- Origin: Mexico
- Genres: Rock; alternative; pop;
- Years active: 2010–present
- Labels: ReyVol Records
- Members: Emmanuel Espinosa; Linda Espinosa;

= Emmanuel y Linda =

Mexican-American alternative pop rock duo

Emmanuel y Linda are a Mexican-American alternative pop rock duo, from Hermosillo, Sonora, Mexico, formed in 2010. The duo consists of Emmanuel Espinosa, a Mexican producer, musician and songwriter, known by his work with singer like Marcos Witt, Jesús Adrián Romero, and his wife Linda Moreno de Espinosa (American name Linda Espinosa). They were also the former leaders of the Mexican-American Christian rock band Rojo.

They have released one album, called Volver, with three singles "Buscaré", "Regénesis" which features the Rojo guitarist Oswaldo Burruel, and the Puerto Rican rapper Funky, who also helped write the song. The third single was the song "Mi Dios", that was released with a live video. This song is a cover of Chris Tomlin's song "Our God", one of the most important in the last 2 years, that was written with Matt Redman, Jonas Myrin and Jeese Reeves. They received six nominations at the Premios Arpa, the most influential Latin-Christian awards.

==History==
Emmanuel Espinosa and his wife, Linda Espinosa (née Moreno), were the leaders of the band Rojo, and that was their only project. But in the year 2010, they posted on their official Facebook page that they would be recording their first album as a duo.

===Volver (2011–2013)===
The project objective was to inspire the people to go back to basics, Love God, and serve him, that's why the album name is Volver ("back"), because they wanted to show that the Christian life must turn back to God, who inspires a new life.

The musical style is very different from that seen in their band, because this album has a different sound, including more synthesizers and other electronic elements, mixed with an alternative rock and Latin sound.

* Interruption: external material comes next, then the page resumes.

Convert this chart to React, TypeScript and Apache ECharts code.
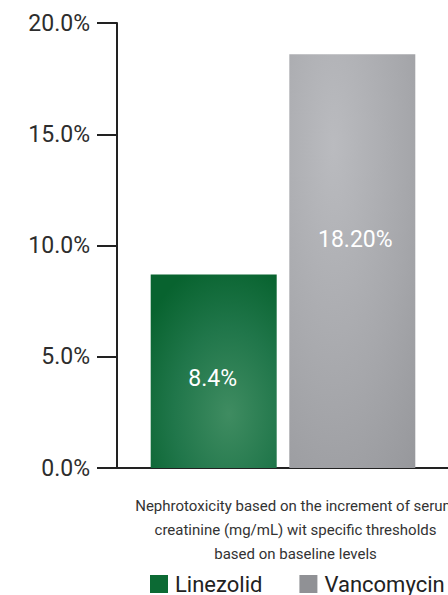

The album has four guests, in 3 songs, Oswaldo Burruel, in the song "Regénesis" in the guitars, also in that song Funky sings in the rap-bridge of the song (also, written by Funky). Mexican worship pastor, singer and songwriter Jesús Adrián Romero appears in the song "Llueve", a worship song on the album, and the youth band "SPIN 3", formed by the singer's kids.

Throughout 2010, the duo posted photos about the album recording in their official Facebook fan page, but did not announce the release date.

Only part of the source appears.